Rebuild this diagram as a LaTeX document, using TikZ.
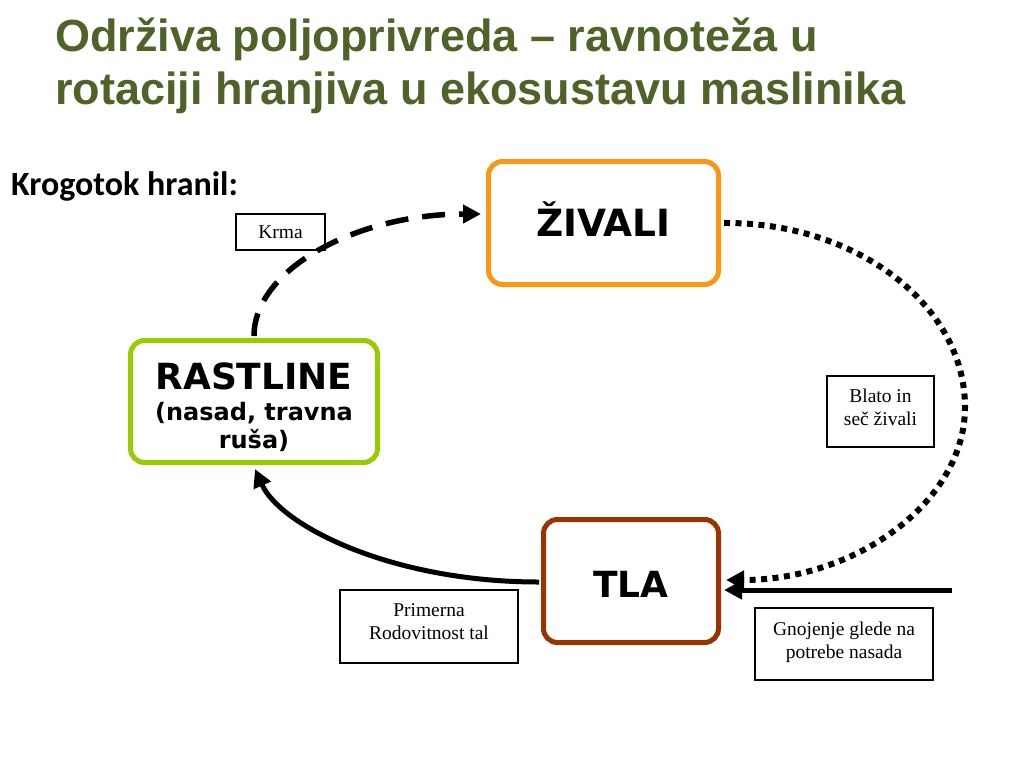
\documentclass[tikz,border=0pt]{standalone}
\usepackage{fontspec}
\setmainfont{Liberation Serif}
\newfontfamily\arialf{Liberation Sans}
\newfontfamily\calibrif{Carlito}
\newfontfamily\verdanaf{DejaVu Sans}
\usetikzlibrary{arrows.meta}
\definecolor{titlegreen}{RGB}{79,98,40}
\definecolor{boxorange}{RGB}{248,152,20}
\definecolor{boxgreen}{RGB}{153,204,0}
\definecolor{boxbrown}{RGB}{153,51,0}
\tikzset{
  bigbox/.style={draw, line width=5pt, rounded corners=14pt, fill=white, align=center,
    inner sep=0pt, font=\verdanaf\bfseries\fontsize{36}{40}\selectfont},
  labelbox/.style={draw, line width=1.2pt, align=center, inner sep=0pt,
    font=\fontsize{19.5}{23}\selectfont},
  flowtip/.style={-{Triangle[length=18pt,width=18pt]}},
  dashflow/.style={flowtip, line width=5.5pt, dash pattern=on 23pt off 14pt},
  dotflow/.style={flowtip, line width=6pt, dash pattern=on 6pt off 5.5pt},
  solidflow/.style={flowtip, line width=5pt}
}
\begin{document}
\begin{tikzpicture}[x=1pt,y=-1pt]
\useasboundingbox (0,0) rectangle (1024,768);
\fill[white] (0,0) rectangle (1024,768);

% title
\node[anchor=north west, inner sep=0pt, align=left, text=titlegreen,
      font=\arialf\bfseries\fontsize{45}{53}\selectfont] (title) at (55,18)
  {Održiva poljoprivreda – ravnoteža u\\rotaciji hranjiva u ekosustavu maslinika};

\node[anchor=base west, inner sep=0pt, font=\calibrif\bfseries\fontsize{34}{38}\selectfont] (sub) at (11,195)
  {Krogotok hranil:};

% main boxes
\node[bigbox, draw=boxorange, minimum width=230pt, minimum height=123pt,
      font=\verdanaf\bfseries\fontsize{37.5}{40}\selectfont] (Z) at (603.5,223)
  {ŽIVALI\rule[-7pt]{0pt}{7pt}};
\node[bigbox, draw=boxgreen, minimum width=247pt, minimum height=122pt,
      font=\verdanaf\bfseries\fontsize{24}{28}\selectfont] (R) at (254,401.5)
  {{\fontsize{36}{40}\selectfont\rule{0pt}{39pt}RASTLINE}\\[3pt](nasad, travna\\ruša)};
\node[bigbox, draw=boxbrown, minimum width=175pt, minimum height=123pt] (T) at (631,581)
  {\rule{0pt}{32pt}TLA};

% label boxes
\node[labelbox, minimum width=89pt, minimum height=36pt] (krma) at (280.5,232) {Krma};
\node[labelbox, minimum width=107pt, minimum height=71pt] (blato) at (880.5,411.5)
  {Blato in\\seč živali\rule[-9pt]{0pt}{9pt}};
\node[labelbox, minimum width=178pt, minimum height=73pt] (prim) at (429,626.5)
  {Primerna\\Rodovitnost tal\rule[-9.6pt]{0pt}{9.6pt}};
\node[labelbox, minimum width=178pt, minimum height=72pt] (gnoj) at (844,644)
  {Gnojenje glede na\\potrebe nasada\rule[-8pt]{0pt}{8pt}};

% connectors
\draw[dashflow] ([yshift=2pt]R.north) .. controls (254,269) and (357,214) .. ([xshift=-5pt,yshift=9pt]Z.west);
\draw[dotflow] ([xshift=3pt]Z.east) .. controls (856,222) and (965,305) .. (965,407)
  .. controls (965,502) and (856,580) .. ([xshift=5pt,yshift=1pt]T.east);
\draw[solidflow] ([xshift=-2pt,yshift=-1pt]T.west) .. controls (390,582) and (280,525) .. ([xshift=1pt,yshift=-4pt]R.south);
\coordinate (fert) at (952,590);
\draw[solidflow] (fert) -- ([xshift=3pt,yshift=-9pt]T.east);
\end{tikzpicture}
\end{document}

▶ **Exercise requirements**:
Without the pictures, print the whole listing exactly as given.

▶ **Right answer**:
Rebuild this diagram as a LaTeX document, using TikZ.
\documentclass[tikz,border=0pt]{standalone}
\usepackage{fontspec}
\setmainfont{Liberation Serif}
\newfontfamily\arialf{Liberation Sans}
\newfontfamily\calibrif{Carlito}
\newfontfamily\verdanaf{DejaVu Sans}
\usetikzlibrary{arrows.meta}
\definecolor{titlegreen}{RGB}{79,98,40}
\definecolor{boxorange}{RGB}{248,152,20}
\definecolor{boxgreen}{RGB}{153,204,0}
\definecolor{boxbrown}{RGB}{153,51,0}
\tikzset{
  bigbox/.style={draw, line width=5pt, rounded corners=14pt, fill=white, align=center,
    inner sep=0pt, font=\verdanaf\bfseries\fontsize{36}{40}\selectfont},
  labelbox/.style={draw, line width=1.2pt, align=center, inner sep=0pt,
    font=\fontsize{19.5}{23}\selectfont},
  flowtip/.style={-{Triangle[length=18pt,width=18pt]}},
  dashflow/.style={flowtip, line width=5.5pt, dash pattern=on 23pt off 14pt},
  dotflow/.style={flowtip, line width=6pt, dash pattern=on 6pt off 5.5pt},
  solidflow/.style={flowtip, line width=5pt}
}
\begin{document}
\begin{tikzpicture}[x=1pt,y=-1pt]
\useasboundingbox (0,0) rectangle (1024,768);
\fill[white] (0,0) rectangle (1024,768);

% title
\node[anchor=north west, inner sep=0pt, align=left, text=titlegreen,
      font=\arialf\bfseries\fontsize{45}{53}\selectfont] (title) at (55,18)
  {Održiva poljoprivreda – ravnoteža u\\rotaciji hranjiva u ekosustavu maslinika};

\node[anchor=base west, inner sep=0pt, font=\calibrif\bfseries\fontsize{34}{38}\selectfont] (sub) at (11,195)
  {Krogotok hranil:};

% main boxes
\node[bigbox, draw=boxorange, minimum width=230pt, minimum height=123pt,
      font=\verdanaf\bfseries\fontsize{37.5}{40}\selectfont] (Z) at (603.5,223)
  {ŽIVALI\rule[-7pt]{0pt}{7pt}};
\node[bigbox, draw=boxgreen, minimum width=247pt, minimum height=122pt,
      font=\verdanaf\bfseries\fontsize{24}{28}\selectfont] (R) at (254,401.5)
  {{\fontsize{36}{40}\selectfont\rule{0pt}{39pt}RASTLINE}\\[3pt](nasad, travna\\ruša)};
\node[bigbox, draw=boxbrown, minimum width=175pt, minimum height=123pt] (T) at (631,581)
  {\rule{0pt}{32pt}TLA};

% label boxes
\node[labelbox, minimum width=89pt, minimum height=36pt] (krma) at (280.5,232) {Krma};
\node[labelbox, minimum width=107pt, minimum height=71pt] (blato) at (880.5,411.5)
  {Blato in\\seč živali\rule[-9pt]{0pt}{9pt}};
\node[labelbox, minimum width=178pt, minimum height=73pt] (prim) at (429,626.5)
  {Primerna\\Rodovitnost tal\rule[-9.6pt]{0pt}{9.6pt}};
\node[labelbox, minimum width=178pt, minimum height=72pt] (gnoj) at (844,644)
  {Gnojenje glede na\\potrebe nasada\rule[-8pt]{0pt}{8pt}};

% connectors
\draw[dashflow] ([yshift=2pt]R.north) .. controls (254,269) and (357,214) .. ([xshift=-5pt,yshift=9pt]Z.west);
\draw[dotflow] ([xshift=3pt]Z.east) .. controls (856,222) and (965,305) .. (965,407)
  .. controls (965,502) and (856,580) .. ([xshift=5pt,yshift=1pt]T.east);
\draw[solidflow] ([xshift=-2pt,yshift=-1pt]T.west) .. controls (390,582) and (280,525) .. ([xshift=1pt,yshift=-4pt]R.south);
\coordinate (fert) at (952,590);
\draw[solidflow] (fert) -- ([xshift=3pt,yshift=-9pt]T.east);
\end{tikzpicture}
\end{document}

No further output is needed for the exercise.